I have this validation curve where in for each epoch I plot my validation score and training score. I use the Adam optimizer and don't attain better smoothness when I lower my learning rate, only when I really lower it it gives smoother results but then learning takes very long. Are there any other tricks to attain a smoother validation curve for the validation accuracy score?
Best Answer
The amount of "jitter" in the validation curve will depend to some extend on minibatch size; larger minibatches will result in a smoother curve, while smaller minibatches will result in more "jitter". Think about it like this: if you take it to the extremes, if you were to use your whole training set as the minibatch, you would have an extremely smooth curve, whereas if you use only one example per minibatch (stochastic gradient descent), you would get a lot of fluctuation. Using larger minibatch sizes can however under some circumstances contribute to overfitting. The learning rate as you observed will have some impact as well — smaller learning rate should correspond to a smoother curve (and also under some circumstances contribute to overfitting).

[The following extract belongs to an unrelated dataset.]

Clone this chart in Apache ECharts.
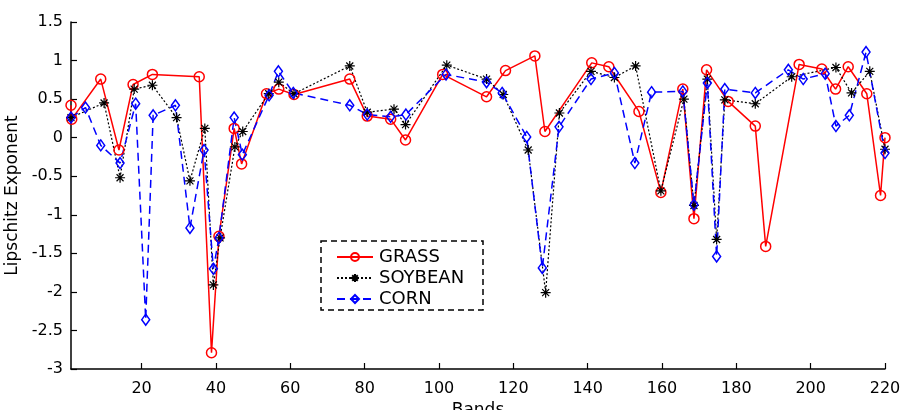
<!DOCTYPE html>
<html>
<head>
<meta charset="utf-8">
<script src="https://cdn.jsdelivr.net/npm/echarts@6/dist/echarts.min.js"></script>
<style>html,body{margin:0;padding:0;background:#fff;}#c{width:901px;height:410px;}</style>
</head>
<body>
<div id="c"></div>
<script>
var grassX = [1, 1.2, 9, 13.9, 17.7, 22.9, 35.5, 38.8, 40.8, 44.9, 46.9, 53.6, 56.9, 61, 76, 80.7, 87, 91, 101, 112.8, 117.9, 125.8, 128.5, 141.1, 145.7, 153.8, 159.7, 165.6, 168.6, 172, 177.8, 185.1, 187.9, 196.9, 203, 206.7, 210.1, 215.1, 218.8, 220];
var grassY = [0.42, 0.24, 0.76, -0.16, 0.69, 0.82, 0.79, -2.79, -1.28, 0.12, -0.34, 0.57, 0.63, 0.56, 0.76, 0.28, 0.24, -0.03, 0.82, 0.53, 0.87, 1.06, 0.08, 0.97, 0.92, 0.34, -0.71, 0.63, -1.05, 0.88, 0.47, 0.15, -1.41, 0.95, 0.89, 0.63, 0.92, 0.57, -0.75, 0.0];
var soyX = [1, 9.9, 14.2, 18, 22.9, 29.4, 33, 37, 39.3, 41.1, 45.1, 47.2, 54.2, 56.9, 61, 76, 80.7, 87.9, 91, 102.1, 112.8, 117.3, 124, 128.7, 132.4, 140.9, 147.2, 152.9, 159.7, 165.9, 168.6, 172.2, 174.7, 176.9, 185.1, 194.9, 206.8, 211, 215.9, 220];
var soyY = [0.26, 0.45, -0.52, 0.63, 0.68, 0.26, -0.56, 0.12, -1.91, -1.30, -0.12, 0.08, 0.57, 0.72, 0.57, 0.93, 0.33, 0.37, 0.17, 0.94, 0.76, 0.56, -0.16, -2.01, 0.32, 0.86, 0.78, 0.93, -0.69, 0.50, -0.88, 0.76, -1.32, 0.49, 0.44, 0.79, 0.91, 0.58, 0.86, -0.15];
var cornX = [1, 4.9, 9, 14.2, 18.4, 21.1, 23.1, 29.1, 33, 36.8, 39.3, 40.8, 44.9, 47.1, 54.3, 56.8, 60.8, 76, 80.7, 87, 91.1, 101.9, 112.8, 117, 123.6, 127.8, 132.3, 140.9, 147.2, 152.7, 157.2, 165.6, 168.6, 172.2, 174.7, 176.9, 185.1, 194, 198, 203.9, 206.8, 210.4, 214.9, 220];
var cornY = [0.26, 0.39, -0.10, -0.33, 0.44, -2.36, 0.29, 0.42, -1.17, -0.16, -1.70, -1.30, 0.26, -0.22, 0.55, 0.86, 0.58, 0.42, 0.30, 0.27, 0.30, 0.82, 0.72, 0.58, 0.01, -1.69, 0.14, 0.76, 0.84, -0.33, 0.59, 0.60, -0.87, 0.71, -1.54, 0.63, 0.58, 0.88, 0.76, 0.83, 0.15, 0.29, 1.11, -0.20];
var xTicks = [20, 40, 60, 80, 100, 120, 140, 160, 180, 200, 220];
var seriesNames = ['GRASS', 'SOYBEAN', 'CORN'];

function pairs(xs, ys) { return xs.map(function (x, i) { return [x, ys[i]]; }); }

var FONT = 'DejaVu Sans';
var chart = echarts.init(document.getElementById('c'), null, { renderer: 'canvas' });
var star = 'path://M5,0L5,10M0,5L10,5M1.5,1.5L8.5,8.5M1.5,8.5L8.5,1.5';

chart.setOption({
  animation: false,
  backgroundColor: '#fff',
  grid: { left: 71, right: 16, top: 22, bottom: 41, containLabel: false, outerBoundsMode: 'none' },
  xAxis: {
    type: 'value', min: 1, max: 220,
    name: 'Bands', nameLocation: 'middle', nameGap: 26,
    nameTextStyle: { fontFamily: FONT, fontSize: 17, color: '#000' },
    axisLine: { show: true, onZero: false, lineStyle: { color: '#000', width: 1.5 } },
    axisTick: { show: true, inside: true, length: 6, customValues: xTicks, lineStyle: { color: '#000', width: 1.2 } },
    axisLabel: { customValues: xTicks, fontFamily: FONT, fontSize: 16, color: '#000', margin: 12 },
    splitLine: { show: false }
  },
  yAxis: {
    type: 'value', min: -3, max: 1.5, interval: 0.5,
    name: 'Lipschitz Exponent', nameLocation: 'middle', nameGap: 47, nameRotate: 90,
    nameTextStyle: { fontFamily: FONT, fontSize: 17, color: '#000' },
    axisLine: { show: true, onZero: false, lineStyle: { color: '#000', width: 1.5 } },
    axisTick: { show: true, inside: true, length: 6, lineStyle: { color: '#000', width: 1.2 } },
    axisLabel: { fontFamily: FONT, fontSize: 16, color: '#000', margin: 8 },
    splitLine: { show: false }
  },
  legend: {
    orient: 'vertical', left: 331, top: 243,
    itemWidth: 36, itemHeight: 10, itemGap: 3,
    textStyle: { fontFamily: FONT, fontSize: 18, color: '#000', padding: [0, 0, 0, 1] },
    data: seriesNames,
    z: 5
  },
  graphic: [{
    type: 'rect', z: 4,
    shape: { x: 321, y: 241, width: 162, height: 69 },
    style: { fill: '#fff', stroke: '#000', lineWidth: 1.5, lineDash: [6, 4] }
  }],
  series: [
    {
      name: seriesNames[0], type: 'line', data: pairs(grassX, grassY),
      symbol: 'circle', symbolSize: 10,
      itemStyle: { color: 'rgba(255,255,255,0)', borderColor: '#ff0000', borderWidth: 1.5 },
      lineStyle: { color: '#ff0000', width: 1.5, type: 'solid' }
    },
    {
      name: seriesNames[1], type: 'line', data: pairs(soyX, soyY),
      symbol: star, symbolSize: 10,
      itemStyle: { color: 'rgba(0,0,0,0)', borderColor: '#000', borderWidth: 1.2 },
      lineStyle: { color: '#000', width: 1.2, type: [2, 2] }
    },
    {
      name: seriesNames[2], type: 'line', data: pairs(cornX, cornY),
      symbol: 'diamond', symbolSize: [8, 11],
      itemStyle: { color: 'rgba(255,255,255,0)', borderColor: '#0000ff', borderWidth: 1.5 },
      lineStyle: { color: '#0000ff', width: 1.5, type: [8, 5] }
    }
  ]
});
</script>
</body>
</html>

But I think it's really important to ask: why do you care how smooth your validation curve is? Achieving a smooth validation curve isn't really your main goal. Obviously, if the minibatch-to-minibatch validation accuracy score is fluctuating like crazy, then you're not converging, and you probably do need a slightly larger minibatch size or lower learning rate, but unless that's a problem I wouldn't worry too much about exactly how smooth your validation curve is. The biggest concerns are whether you are achieving convergence (and if not, I can see why that would be a concern) and the extent of overfitting.